- Born: Roy McMakin 1956 (age 69–70) Lander, Wyoming, United States
- Education: University of California, San Diego (BA) (MA)

= Roy McMakin =

Roy McMakin, Untitled (Wooden Toilet), 2005, oiled holly, 66 x 32 x 30 inches.

Roy McMakin (born 1956 in Lander, Wyoming) is a San Diego–based artist, designer, furniture maker, and architect.

==Biography==

He began his studies at the Museum Art School in Portland, but soon transferred to the University of California, San Diego, where he completed a BA in 1979 and an MA in 1982. At UCSD, he studied conceptual art making, under the likes of Allan Kaprow, Manny Farber, Jean-Pierre Gorin, and Patricia Patterson. In 1987, he opened his first showroom on Los Angeles' Beverly Boulevard, called Domestic Furniture Co. Though the showroom closed in 1995, it remains online today and has resumed production with Big Leaf Manufacturing. Additionally, his work has been featured in solo-exhibitions at galleries and museums, he has designed entire houses, and increased the production of his furniture for his showroom. His most recent retrospective was a 20-year survey of the sculptor and furniture designer's oeuvre at the University of Washington's Henry Art Gallery in 2005.

===Influences===
McMakin's furniture hints at influences from particular architects, designers, artists, and larger trends in American furniture design.

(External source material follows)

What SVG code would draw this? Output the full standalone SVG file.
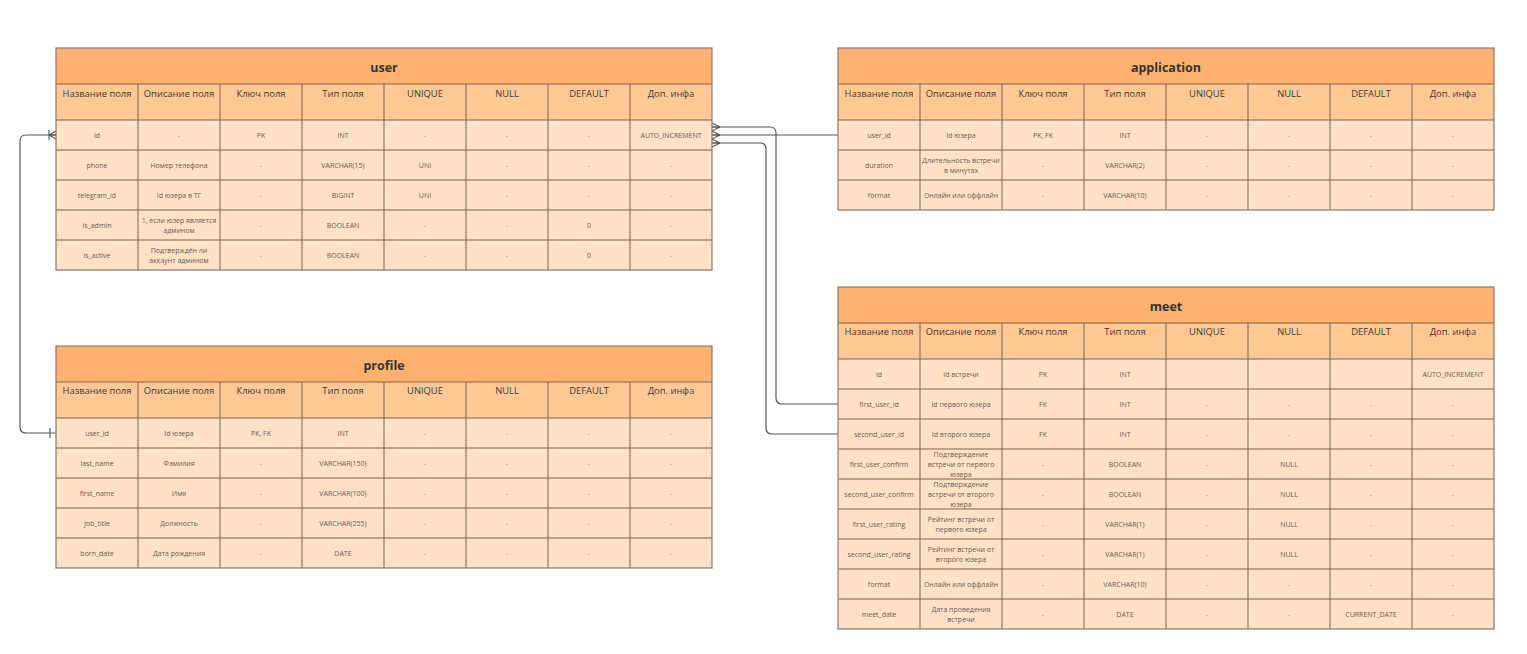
<svg xmlns="http://www.w3.org/2000/svg" width="1527" height="654" viewBox="0 0 1527 654">
<defs>
<style>
.bg{fill:#ffffff}
.tb{fill:#FFB270}
.hd{fill:#FFC894}
.dt{fill:#FFE2C6}
.grid{stroke:#7a6350;stroke-width:1;fill:none}
.frame{stroke:#8c7766;stroke-width:1.2;fill:none}
text{font-family:"Open Sans","Noto Sans","DejaVu Sans",sans-serif;text-anchor:middle}
.t{font-size:12.5px;font-weight:bold;fill:#333333}
.h{font-size:9.4px;fill:#3a3a3a}
.d{font-size:7px;fill:#665a52}
.m{font-size:7px;fill:#a89888}
.conn{fill:none;stroke:#555555;stroke-width:1.2}
</style>
<marker id="many" viewBox="-10 -6 12 12" markerWidth="12" markerHeight="12" refX="0" refY="0" orient="auto" markerUnits="userSpaceOnUse">
<path d="M -8 0 L 0 -4 M -8 0 L 0 0 M -8 0 L 0 4" fill="none" stroke="#555555" stroke-width="1.1"/>
</marker>
<marker id="onemany" viewBox="-10 -6 12 12" markerWidth="12" markerHeight="12" refX="0" refY="0" orient="auto" markerUnits="userSpaceOnUse">
<path d="M -7 0 L 0 -4 M -7 0 L 0 0 M -7 0 L 0 4 M -7 -5 L -7 5" fill="none" stroke="#555555" stroke-width="1.1"/>
</marker>
<marker id="one" viewBox="-10 -6 12 12" markerWidth="12" markerHeight="12" refX="0" refY="0" orient="auto-start-reverse" markerUnits="userSpaceOnUse">
<path d="M -6 -5 L -6 5" fill="none" stroke="#555555" stroke-width="1.1"/>
</marker>
</defs>
<rect class="bg" x="0" y="0" width="1527" height="654"/>

<g id="connectors">
<path class="conn" d="M 56 433 H 26 Q 20 433 20 427 V 141 Q 20 135 26 135 H 56" marker-start="url(#one)" marker-end="url(#onemany)"/>
<path class="conn" d="M 838 135 H 712" marker-end="url(#many)"/>
<path class="conn" d="M 838 404 H 782 Q 776 404 776 398 V 133 Q 776 127 770 127 H 712" marker-end="url(#many)"/>
<path class="conn" d="M 838 434 H 772 Q 766 434 766 428 V 149 Q 766 143 760 143 H 712" marker-end="url(#many)"/>
</g>

<g id="user" transform="translate(56,48)">
<rect class="tb" x="0" y="0" width="656" height="36"/>
<rect class="hd" x="0" y="36" width="656" height="36"/>
<rect class="dt" x="0" y="72" width="656" height="150"/>
<path class="grid" d="M0 36H656M0 72H656M0 102H656M0 132H656M0 162H656M0 192H656M82 36V222M164 36V222M246 36V222M328 36V222M410 36V222M492 36V222M574 36V222"/>
<rect class="frame" x="0" y="0" width="656" height="222"/>
<text class="t" x="328" y="24">user</text>
<text class="h" x="41" y="48.5">Название поля</text><text class="h" x="123" y="48.5">Описание поля</text><text class="h" x="205" y="48.5">Ключ поля</text><text class="h" x="287" y="48.5">Тип поля</text><text class="h" x="369" y="48.5">UNIQUE</text><text class="h" x="451" y="48.5">NULL</text><text class="h" x="533" y="48.5">DEFAULT</text><text class="h" x="615" y="48.5">Доп. инфа</text>
<text class="d" x="41" y="89.5">id</text><text class="m" x="123" y="89.5">-</text><text class="d" x="205" y="89.5">PK</text><text class="d" x="287" y="89.5">INT</text><text class="m" x="369" y="89.5">-</text><text class="m" x="451" y="89.5">-</text><text class="m" x="533" y="89.5">-</text><text class="d" x="615" y="89.5">AUTO_INCREMENT</text>
<text class="d" x="41" y="119.5">phone</text><text class="d" x="123" y="119.5">Номер телефона</text><text class="m" x="205" y="119.5">-</text><text class="d" x="287" y="119.5">VARCHAR(15)</text><text class="d" x="369" y="119.5">UNI</text><text class="m" x="451" y="119.5">-</text><text class="m" x="533" y="119.5">-</text><text class="m" x="615" y="119.5">-</text>
<text class="d" x="41" y="149.5">telegram_id</text><text class="d" x="123" y="149.5">Id юзера в ТГ</text><text class="m" x="205" y="149.5">-</text><text class="d" x="287" y="149.5">BIGINT</text><text class="d" x="369" y="149.5">UNI</text><text class="m" x="451" y="149.5">-</text><text class="m" x="533" y="149.5">-</text><text class="m" x="615" y="149.5">-</text>
<text class="d" x="41" y="179.5">is_admin</text><text class="d" x="123" y="174.5">1, если юзер является</text><text class="d" x="123" y="184.5">админом</text><text class="m" x="205" y="179.5">-</text><text class="d" x="287" y="179.5">BOOLEAN</text><text class="m" x="369" y="179.5">-</text><text class="m" x="451" y="179.5">-</text><text class="d" x="533" y="179.5">0</text><text class="m" x="615" y="179.5">-</text>
<text class="d" x="41" y="209.5">is_active</text><text class="d" x="123" y="204.5">Подтверждён ли</text><text class="d" x="123" y="214.5">аккаунт админом</text><text class="m" x="205" y="209.5">-</text><text class="d" x="287" y="209.5">BOOLEAN</text><text class="m" x="369" y="209.5">-</text><text class="m" x="451" y="209.5">-</text><text class="d" x="533" y="209.5">0</text><text class="m" x="615" y="209.5">-</text>
</g>

<g id="application" transform="translate(838,48)">
<rect class="tb" x="0" y="0" width="656" height="36"/>
<rect class="hd" x="0" y="36" width="656" height="36"/>
<rect class="dt" x="0" y="72" width="656" height="90"/>
<path class="grid" d="M0 36H656M0 72H656M0 102H656M0 132H656M82 36V162M164 36V162M246 36V162M328 36V162M410 36V162M492 36V162M574 36V162"/>
<rect class="frame" x="0" y="0" width="656" height="162"/>
<text class="t" x="328" y="24">application</text>
<text class="h" x="41" y="48.5">Название поля</text><text class="h" x="123" y="48.5">Описание поля</text><text class="h" x="205" y="48.5">Ключ поля</text><text class="h" x="287" y="48.5">Тип поля</text><text class="h" x="369" y="48.5">UNIQUE</text><text class="h" x="451" y="48.5">NULL</text><text class="h" x="533" y="48.5">DEFAULT</text><text class="h" x="615" y="48.5">Доп. инфа</text>
<text class="d" x="41" y="89.5">user_id</text><text class="d" x="123" y="89.5">Id юзера</text><text class="d" x="205" y="89.5">PK, FK</text><text class="d" x="287" y="89.5">INT</text><text class="m" x="369" y="89.5">-</text><text class="m" x="451" y="89.5">-</text><text class="m" x="533" y="89.5">-</text><text class="m" x="615" y="89.5">-</text>
<text class="d" x="41" y="119.5">duration</text><text class="d" x="123" y="114.5">Длительность встречи</text><text class="d" x="123" y="124.5">в минутах</text><text class="m" x="205" y="119.5">-</text><text class="d" x="287" y="119.5">VARCHAR(2)</text><text class="m" x="369" y="119.5">-</text><text class="m" x="451" y="119.5">-</text><text class="m" x="533" y="119.5">-</text><text class="m" x="615" y="119.5">-</text>
<text class="d" x="41" y="149.5">format</text><text class="d" x="123" y="149.5">Онлайн или оффлайн</text><text class="m" x="205" y="149.5">-</text><text class="d" x="287" y="149.5">VARCHAR(10)</text><text class="m" x="369" y="149.5">-</text><text class="m" x="451" y="149.5">-</text><text class="m" x="533" y="149.5">-</text><text class="m" x="615" y="149.5">-</text>
</g>

<g id="meet" transform="translate(838,287)">
<rect class="tb" x="0" y="0" width="656" height="36"/>
<rect class="hd" x="0" y="36" width="656" height="36"/>
<rect class="dt" x="0" y="72" width="656" height="270"/>
<path class="grid" d="M0 36H656M0 72H656M0 102H656M0 132H656M0 162H656M0 192H656M0 222H656M0 252H656M0 282H656M0 312H656M82 36V342M164 36V342M246 36V342M328 36V342M410 36V342M492 36V342M574 36V342"/>
<rect class="frame" x="0" y="0" width="656" height="342"/>
<text class="t" x="328" y="23.5">meet</text>
<text class="h" x="41" y="47.5">Название поля</text><text class="h" x="123" y="47.5">Описание поля</text><text class="h" x="205" y="47.5">Ключ поля</text><text class="h" x="287" y="47.5">Тип поля</text><text class="h" x="369" y="47.5">UNIQUE</text><text class="h" x="451" y="47.5">NULL</text><text class="h" x="533" y="47.5">DEFAULT</text><text class="h" x="615" y="47.5">Доп. инфа</text>
<text class="d" x="41" y="89.5">id</text><text class="d" x="123" y="89.5">Id встречи</text><text class="d" x="205" y="89.5">PK</text><text class="d" x="287" y="89.5">INT</text><text class="d" x="615" y="89.5">AUTO_INCREMENT</text>
<text class="d" x="41" y="119.5">first_user_id</text><text class="d" x="123" y="119.5">Id первого юзера</text><text class="d" x="205" y="119.5">FK</text><text class="d" x="287" y="119.5">INT</text><text class="m" x="369" y="119.5">-</text><text class="m" x="451" y="119.5">-</text><text class="m" x="533" y="119.5">-</text><text class="m" x="615" y="119.5">-</text>
<text class="d" x="41" y="149.5">second_user_id</text><text class="d" x="123" y="149.5">Id второго юзера</text><text class="d" x="205" y="149.5">FK</text><text class="d" x="287" y="149.5">INT</text><text class="m" x="369" y="149.5">-</text><text class="m" x="451" y="149.5">-</text><text class="m" x="533" y="149.5">-</text><text class="m" x="615" y="149.5">-</text>
<text class="d" x="41" y="179.5">first_user_confirm</text><text class="d" x="123" y="169.5">Подтверждение</text><text class="d" x="123" y="179.5">встречи от первого</text><text class="d" x="123" y="189.5">юзера</text><text class="m" x="205" y="179.5">-</text><text class="d" x="287" y="179.5">BOOLEAN</text><text class="m" x="369" y="179.5">-</text><text class="d" x="451" y="179.5">NULL</text><text class="m" x="533" y="179.5">-</text><text class="m" x="615" y="179.5">-</text>
<text class="d" x="41" y="209.5">second_user_confirm</text><text class="d" x="123" y="199.5">Подтверждение</text><text class="d" x="123" y="209.5">встречи от второго</text><text class="d" x="123" y="219.5">юзера</text><text class="m" x="205" y="209.5">-</text><text class="d" x="287" y="209.5">BOOLEAN</text><text class="m" x="369" y="209.5">-</text><text class="d" x="451" y="209.5">NULL</text><text class="m" x="533" y="209.5">-</text><text class="m" x="615" y="209.5">-</text>
<text class="d" x="41" y="239.5">first_user_rating</text><text class="d" x="123" y="234.5">Рейтинг встречи от</text><text class="d" x="123" y="244.5">первого юзера</text><text class="m" x="205" y="239.5">-</text><text class="d" x="287" y="239.5">VARCHAR(1)</text><text class="m" x="369" y="239.5">-</text><text class="d" x="451" y="239.5">NULL</text><text class="m" x="533" y="239.5">-</text><text class="m" x="615" y="239.5">-</text>
<text class="d" x="41" y="269.5">second_user_rating</text><text class="d" x="123" y="264.5">Рейтинг встречи от</text><text class="d" x="123" y="274.5">второго юзера</text><text class="m" x="205" y="269.5">-</text><text class="d" x="287" y="269.5">VARCHAR(1)</text><text class="m" x="369" y="269.5">-</text><text class="d" x="451" y="269.5">NULL</text><text class="m" x="533" y="269.5">-</text><text class="m" x="615" y="269.5">-</text>
<text class="d" x="41" y="299.5">format</text><text class="d" x="123" y="299.5">Онлайн или оффлайн</text><text class="m" x="205" y="299.5">-</text><text class="d" x="287" y="299.5">VARCHAR(10)</text><text class="m" x="369" y="299.5">-</text><text class="m" x="451" y="299.5">-</text><text class="m" x="533" y="299.5">-</text><text class="m" x="615" y="299.5">-</text>
<text class="d" x="41" y="329.5">meet_date</text><text class="d" x="123" y="324.5">Дата проведения</text><text class="d" x="123" y="334.5">встречи</text><text class="m" x="205" y="329.5">-</text><text class="d" x="287" y="329.5">DATE</text><text class="m" x="369" y="329.5">-</text><text class="m" x="451" y="329.5">-</text><text class="d" x="533" y="329.5">CURRENT_DATE</text><text class="m" x="615" y="329.5">-</text>
</g>

<g id="profile" transform="translate(56,346)">
<rect class="tb" x="0" y="0" width="656" height="36"/>
<rect class="hd" x="0" y="36" width="656" height="36"/>
<rect class="dt" x="0" y="72" width="656" height="150"/>
<path class="grid" d="M0 36H656M0 72H656M0 102H656M0 132H656M0 162H656M0 192H656M82 36V222M164 36V222M246 36V222M328 36V222M410 36V222M492 36V222M574 36V222"/>
<rect class="frame" x="0" y="0" width="656" height="222"/>
<text class="t" x="328" y="23.5">profile</text>
<text class="h" x="41" y="47.5">Название поля</text><text class="h" x="123" y="47.5">Описание поля</text><text class="h" x="205" y="47.5">Ключ поля</text><text class="h" x="287" y="47.5">Тип поля</text><text class="h" x="369" y="47.5">UNIQUE</text><text class="h" x="451" y="47.5">NULL</text><text class="h" x="533" y="47.5">DEFAULT</text><text class="h" x="615" y="47.5">Доп. инфа</text>
<text class="d" x="41" y="89.5">user_id</text><text class="d" x="123" y="89.5">Id юзера</text><text class="d" x="205" y="89.5">PK, FK</text><text class="d" x="287" y="89.5">INT</text><text class="m" x="369" y="89.5">-</text><text class="m" x="451" y="89.5">-</text><text class="m" x="533" y="89.5">-</text><text class="m" x="615" y="89.5">-</text>
<text class="d" x="41" y="119.5">last_name</text><text class="d" x="123" y="119.5">Фамилия</text><text class="m" x="205" y="119.5">-</text><text class="d" x="287" y="119.5">VARCHAR(150)</text><text class="m" x="369" y="119.5">-</text><text class="m" x="451" y="119.5">-</text><text class="m" x="533" y="119.5">-</text><text class="m" x="615" y="119.5">-</text>
<text class="d" x="41" y="149.5">first_name</text><text class="d" x="123" y="149.5">Имя</text><text class="m" x="205" y="149.5">-</text><text class="d" x="287" y="149.5">VARCHAR(100)</text><text class="m" x="369" y="149.5">-</text><text class="m" x="451" y="149.5">-</text><text class="m" x="533" y="149.5">-</text><text class="m" x="615" y="149.5">-</text>
<text class="d" x="41" y="179.5">job_title</text><text class="d" x="123" y="179.5">Должность</text><text class="m" x="205" y="179.5">-</text><text class="d" x="287" y="179.5">VARCHAR(255)</text><text class="m" x="369" y="179.5">-</text><text class="m" x="451" y="179.5">-</text><text class="m" x="533" y="179.5">-</text><text class="m" x="615" y="179.5">-</text>
<text class="d" x="41" y="209.5">born_date</text><text class="d" x="123" y="209.5">Дата рождения</text><text class="m" x="205" y="209.5">-</text><text class="d" x="287" y="209.5">DATE</text><text class="m" x="369" y="209.5">-</text><text class="m" x="451" y="209.5">-</text><text class="m" x="533" y="209.5">-</text><text class="m" x="615" y="209.5">-</text>
</g>
</svg>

His designs echo the Arts and Crafts tradition, Shaker designs, Art Deco and '50s Functional styles, and even mass-produced American commercial furniture. He also admired architect Irving Gill, a pioneer of early 20th century pre-modern design, the sensitive wood worker, George Nakashima, and artist Scott Burton. In fact, he lived in the 1917 Hancock Park house designed by Irving Gill. Of Gill's house, McMakin said "It seems to be charged with the element of time, that domesticates whatever was off or unusual about the work when it first appeared. […] Small, simple houses need to come back in. We need to be more sparing in the way we spend our natural resources. We need to be caring about the natural limits of our environment." His professor, Allan Kaprow, taught him the basics of conceptual art making and provided him with an artistic community in which to experiment. Some critics have likened his taste for minimalism to the great minimalist artists, such as Sol Lewitt and Donald Judd. While other historians have placed him in an artistic lineage that includes West Coast natives John McLaughlin, Robert Irwin, and Charles Ray.

==Exhibition History==
2016
- Roy McMakin: A Table, Garth Greenan Gallery, September 29–November 12

==Selected bibliography==
- Johnson, Ken. “Art in Review; Roy McMakin.” New York Times, October 21, 2005, sec. E.